Monday, September 15, 2008

Compliance Is Not Always a Virtue


When teachers do not speak out at gatherings such as staff meetings, that does not always connote compliance with what is being said. No Child Left Behind can require the federal and state governments and school districts to send any number of mandates our way but that doesn't mean we will comply.
We will not comply when we feel in our professional judgment that the mandate is ill conceived, irresponsible, bad policy, bad pedagogy, unethical, bad practice, teacher harassment, etc. What makes most of the mandates even more distasteful is that they are frequently handed down by people who are not teachers: mainly, mid-level administrators who don't know what we know and can't do what we do. They rarely hand down mandates because they actually believe the mandates will amount to improvements in education. More often than not they hand them down so they can keep their cushy jobs, justify their salaries, enhance their dissertations, obtain their administration credentials, or climb an invisible ladder to some vague but higher administrative position. Instead of being filters for bad educational policy, they often become the very conduits of bad policy, virtually devoid of any professional critical thinking skills.

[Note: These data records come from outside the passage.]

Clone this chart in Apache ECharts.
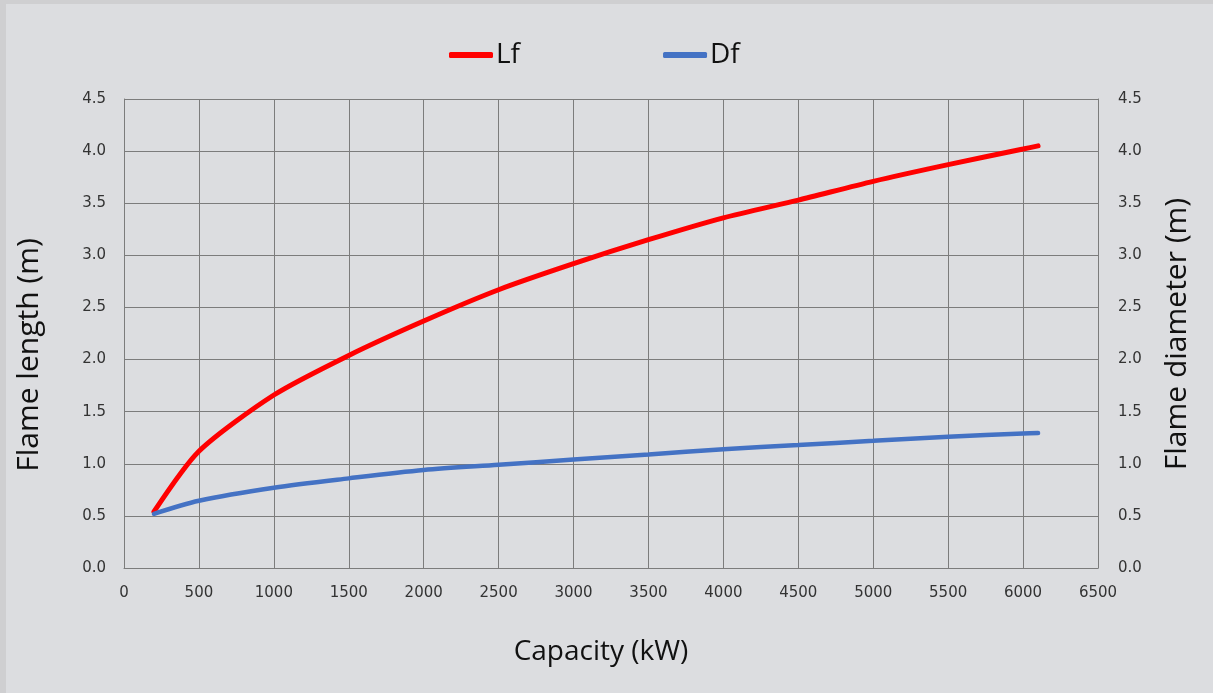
<!DOCTYPE html>
<html>
<head>
<meta charset="utf-8">
<script src="https://cdn.jsdelivr.net/npm/echarts@6/dist/echarts.min.js"></script>
<style>
  html, body { margin: 0; padding: 0; background: #cfcfd1; }
  #chart { position: absolute; left: 6px; top: 4px; width: 1207px; height: 689px; background: #dcdde0; }
</style>
</head>
<body>
<div id="chart"></div>
<script>
const capacity = [200, 500, 1000, 1500, 2000, 2500, 3000, 3500, 4000, 4500, 5000, 5500, 6000, 6100];
const flameLength = [0.54, 1.12, 1.66, 2.04, 2.37, 2.67, 2.92, 3.15, 3.36, 3.53, 3.71, 3.87, 4.02, 4.05];
const flameDiameter = [0.52, 0.645, 0.77, 0.86, 0.94, 0.99, 1.04, 1.09, 1.14, 1.18, 1.22, 1.26, 1.29, 1.295];
const seriesNames = ['Lf', 'Df'];
const xTitle = 'Capacity (kW)';
const yLeftTitle = 'Flame length (m)';
const yRightTitle = 'Flame diameter (m)';

const gridColor = '#7c7c7c';
const tickFont = { fontFamily: 'DejaVu Sans', fontSize: 15, color: '#333333' };
const titleFont = 'Open Sans';

const chart = echarts.init(document.getElementById('chart'));
const yAxisBase = {
  type: 'value', min: 0, max: 4.5, interval: 0.5,
  axisTick: { show: false },
  axisLabel: Object.assign({ formatter: v => v.toFixed(1) }, tickFont)
};
chart.setOption({
  backgroundColor: '#dcdde0',
  animation: false,
  grid: { left: 118, right: 115, top: 95, bottom: 125, containLabel: false },
  legend: {
    left: 443, top: 37, padding: 0,
    itemWidth: 44, itemHeight: 6, itemGap: 143,
    textStyle: { fontFamily: titleFont, fontSize: 28, color: '#111', padding: [0, 0, 0, -2] },
    data: [
      { name: seriesNames[0], icon: 'roundRect' },
      { name: seriesNames[1], icon: 'roundRect' }
    ]
  },
  xAxis: {
    type: 'value', min: 0, max: 6500, interval: 500,
    axisLine: { show: true, lineStyle: { color: gridColor, width: 1 } },
    axisTick: { show: false },
    splitLine: { show: true, lineStyle: { color: gridColor, width: 1 } },
    axisLabel: Object.assign({ margin: 18, formatter: v => String(v) }, tickFont)
  },
  yAxis: [
    Object.assign({}, yAxisBase, {
      position: 'left',
      axisLine: { show: true, lineStyle: { color: gridColor, width: 1 } },
      splitLine: { show: true, lineStyle: { color: gridColor, width: 1 } },
      axisLabel: Object.assign({}, yAxisBase.axisLabel, { margin: 18 })
    }),
    Object.assign({}, yAxisBase, {
      position: 'right',
      axisLine: { show: true, lineStyle: { color: gridColor, width: 1 } },
      splitLine: { show: false },
      axisLabel: Object.assign({}, yAxisBase.axisLabel, { margin: 20 })
    })
  ],
  series: [
    {
      name: seriesNames[0], type: 'line', yAxisIndex: 0,
      data: capacity.map((c, i) => [c, flameLength[i]]),
      showSymbol: false, symbol: 'none', smooth: 0.25,
      lineStyle: { color: '#ff0000', width: 5, cap: 'round' },
      itemStyle: { color: '#ff0000' }
    },
    {
      name: seriesNames[1], type: 'line', yAxisIndex: 1,
      data: capacity.map((c, i) => [c, flameDiameter[i]]),
      showSymbol: false, symbol: 'none', smooth: 0.3,
      lineStyle: { color: '#4472c4', width: 4.5, cap: 'round' },
      itemStyle: { color: '#4472c4' }
    }
  ],
  graphic: [
    { type: 'text', x: 595, y: 648, style: { text: xTitle, font: '28px "Open Sans"', fill: '#111', textAlign: 'center', textVerticalAlign: 'middle' } },
    { type: 'text', x: 23, y: 351, rotation: Math.PI / 2, style: { text: yLeftTitle, font: '30px "Open Sans"', fill: '#111', textAlign: 'center', textVerticalAlign: 'middle' } },
    { type: 'text', x: 1171, y: 330, rotation: Math.PI / 2, style: { text: yRightTitle, font: '30px "Open Sans"', fill: '#111', textAlign: 'center', textVerticalAlign: 'middle' } }
  ]
});
</script>
</body>
</html>
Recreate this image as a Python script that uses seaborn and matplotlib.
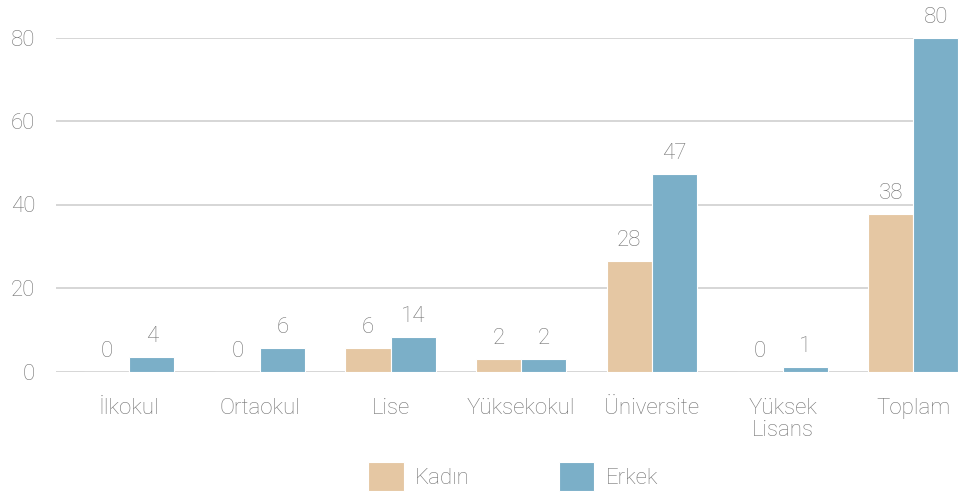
import pandas as pd
import matplotlib.pyplot as plt
import seaborn as sns

# Education level by gender
categories = ["İlkokul", "Ortaokul", "Lise", "Yüksekokul", "Üniversite", "Yüksek\nLisans", "Toplam"]
groups = ["Kadın", "Erkek"]
# bar heights as drawn in the picture
kadin_bar = [0, 0, 5.6, 3.0, 26.5, 0, 37.7]
erkek_bar = [3.5, 5.6, 8.3, 3.0, 47.4, 1.1, 80]
# value labels printed above the bars
kadin_text = [0, 0, 6, 2, 28, 0, 38]
erkek_text = [4, 6, 14, 2, 47, 1, 80]
y_ticks = [0, 20, 40, 60, 80]

colors = {"Kadın": "#E5C7A3", "Erkek": "#7BAFC8"}
gray = "#747474"

df = pd.DataFrame({
    "category": categories * 2,
    "group": ["Kadın"] * len(categories) + ["Erkek"] * len(categories),
    "value": kadin_bar + erkek_bar,
})

sns.set_theme(style="white")
plt.rcParams["font.family"] = ["Roboto", "DejaVu Sans"]
plt.rcParams["font.weight"] = "light"

fig = plt.figure(figsize=(9.59, 5), dpi=100)
ax = fig.add_axes([56 / 959, 0.257, 1 - 56 / 959, 0.668])

sns.barplot(data=df, x="category", y="value", hue="group", hue_order=groups,
            palette=colors, saturation=1, width=0.69, edgecolor="white",
            linewidth=0.8, ax=ax, zorder=3)

ax.set_ylim(0, 80)
ax.set_xlim(-0.56, 6.35)
ax.set_yticks(y_ticks)
ax.yaxis.grid(True, color="#d0d0d0", linewidth=1.2, zorder=0)
ax.xaxis.grid(False)
for s in ax.spines.values():
    s.set_visible(False)
ax.set_xlabel("")
ax.set_ylabel("")
ax.tick_params(axis="x", length=0, pad=19, labelsize=16, labelcolor=gray)
ax.tick_params(axis="y", length=0, pad=15, labelsize=16, labelcolor=gray)
for lbl in ax.get_xticklabels():
    lbl.set_verticalalignment("top")
    lbl.set_linespacing(1.1)

# value labels
for cont, texts in zip(ax.containers, [kadin_text, erkek_text]):
    for bar, t in zip(cont, texts):
        ax.annotate(str(t), (bar.get_x() + bar.get_width() / 2, bar.get_height()),
                    xytext=(0, 7), textcoords="offset points", ha="center", va="bottom",
                    fontsize=16, color=gray, annotation_clip=False)

handles, labels = ax.get_legend_handles_labels()
ax.legend_.remove()
fig.legend(handles, labels, loc="lower center", bbox_to_anchor=(0.535, -0.004),
           ncol=2, frameon=False, fontsize=16, labelcolor=gray,
           handlelength=1.6, handleheight=1.6, handletextpad=0.5,
           columnspacing=4.0, borderpad=0)

fig.savefig("out.png", dpi=100)
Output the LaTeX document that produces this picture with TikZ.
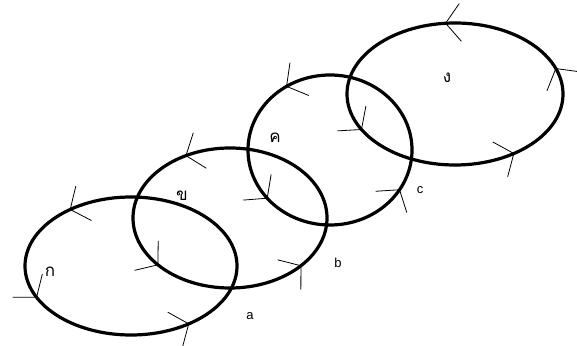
\documentclass[tikz,border=0pt]{standalone}
\usepackage{fontspec}
\setmainfont{Liberation Sans}
\newfontfamily\thaifont[Script=Thai]{Loma}
\usetikzlibrary{calc}

% open arrow head sitting on an orbit: centre, x radius, y radius, angle
\newcommand{\flowmark}[4]{%
  \pgfmathsetmacro{\fdir}{atan2((#3)*cos(#4),-(#2)*sin(#4))}
  \path (#1) ++(#4:#2pt and #3pt) coordinate (tip);
  \draw[barb] (tip) ++({\fdir+128}:24pt) -- (tip) -- ++({\fdir-128}:24pt);
}

\begin{document}
\begin{tikzpicture}[x=1pt, y=1pt]

\tikzset{
  orbit/.style={line width=3.2pt},
  barb/.style={line width=0.8pt},
  tag/.style={font=\fontsize{13}{13}\selectfont, inner sep=0pt},
  thaitag/.style={font=\thaifont\fontsize{17}{17}\selectfont, inner sep=0pt},
}

\useasboundingbox[fill=white] (0,0) rectangle (577,345);

% -----------------------------------------
% centres of the four loops
% -----------------------------------------
\coordinate (k1) at (131,79);
\coordinate (k2) at (230,127);
\coordinate (k3) at (330,195);
\coordinate (k4) at (455,251);

\draw[orbit] (k1) ellipse [x radius=106pt, y radius=69pt];
\draw[orbit] (k2) ellipse [x radius=97pt, y radius=70pt];
\draw[orbit] (k3) ellipse [x radius=82pt, y radius=75pt];
\draw[orbit] (k4) ellipse [x radius=108pt, y radius=71pt];

% -----------------------------------------
% direction marks
% -----------------------------------------
\foreach \t in {125,207,303} {\flowmark{k1}{106}{69}{\t}}
\foreach \t in {117,222,317} {\flowmark{k2}{97}{70}{\t}}
\foreach \t in {122,220,328} {\flowmark{k3}{82}{75}{\t}}
\foreach \t in {95,21,210,303} {\flowmark{k4}{108}{71}{\t}}

% -----------------------------------------
% labels
% -----------------------------------------
\node[thaitag] (ko)   at (50,73)   {ก};
\node[thaitag] (kho)  at (182,149) {ข};
\node[thaitag] (kho2) at (275,207) {ค};
\node[thaitag] (ngo)  at (447,267) {ง};

\node[tag] (la) at (250,29)  {a};
\node[tag] (lb) at (338,82)  {b};
\node[tag] (lc) at (420,155) {c};
\end{tikzpicture}
\end{document}
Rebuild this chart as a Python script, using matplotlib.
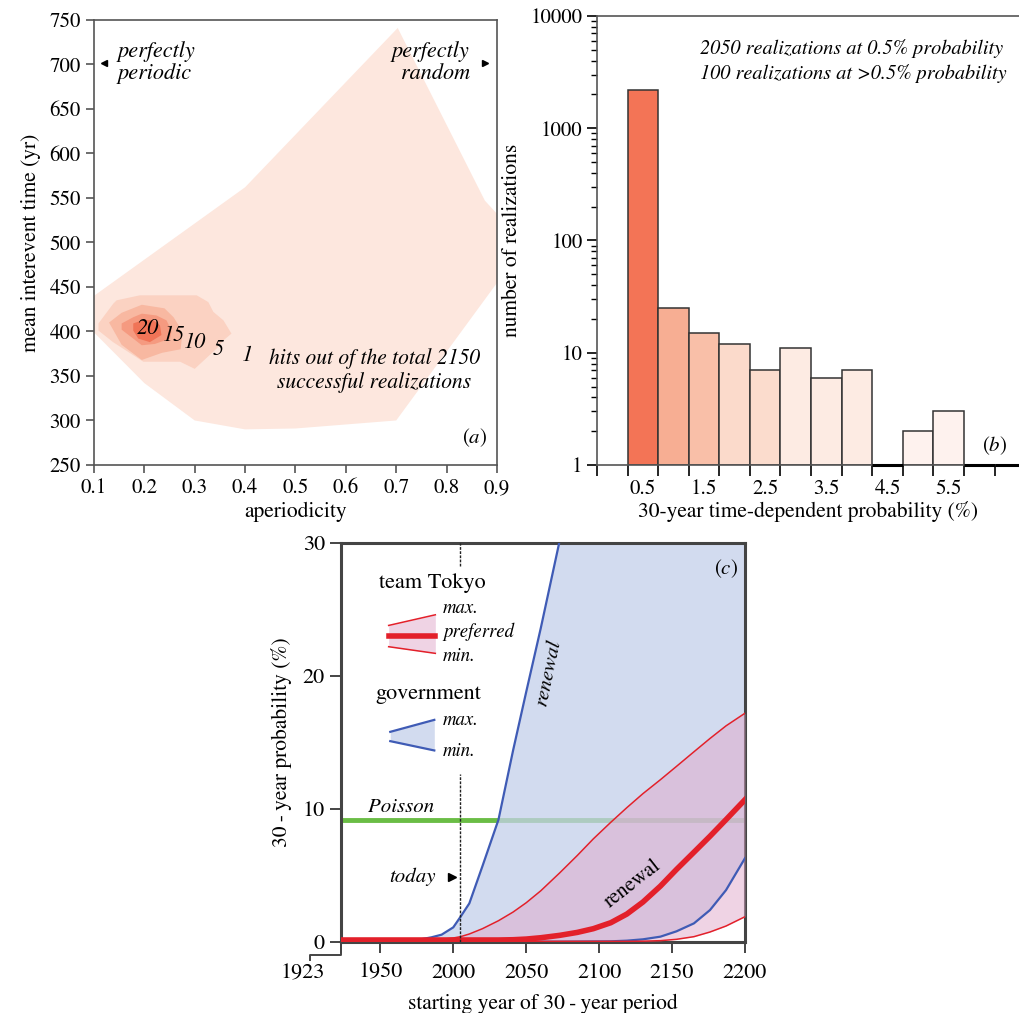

At some schools it is especially discouraging to witness an increase in the implementation of unreasonable, untested or unwanted initiatives before they are even mandated, simply because we believe they will be required of us in the future. If for some reason you are led to believe your house will soon burn down, do you jump up and set it on fire? Or do you take steps to prevent it from burning down?
The negative effect lock-step compliance has on teacher morale, expertise and creativity is bad enough. The effect this blind compliance has on students is even more disturbing. Only in the last five years have my colleagues and I heard growing numbers of students state that they hate school. We might hate it, too, if we were students today. The reason they hate it is because their teachers are increasingly not allowed to be the good teachers they once were. The rigid and ill-informed mandates of NCLB have greatly reduced their professional independence, creativity, flexibility and thus their effectiveness as teachers.
Two years after the implementation of NCLB Alfie Kohn, one of the best and most outspoken minds in education, stated: "Ultimately, we must decide whether we will obediently play our assigned role in helping to punish children and teachers. Every inservice session, every article, every memo from the central office that offers what amounts to an instruction manual for capitulation slides us further in the wrong direction until finally we become a nation at risk of abandoning publish education altogether. Rather than scrambling to comply with its provisions, our obligation is to figure out how best to resist."
It is time to resist, not time to comply. Many veteran teachers prefer to work at schools where the staff doesn't lie down and take it but, as Kohn suggests, stands up and opposes the nefarious forces at work, forces that are absolutely ruining public education. Our school used to be one of those schools. Many of us have faith it can be that kind of school again.
With apologies to Edmund Burke: "All that is necessary for the triumph of bad education policy is for good teachers to do nothing." Let us not do nothing.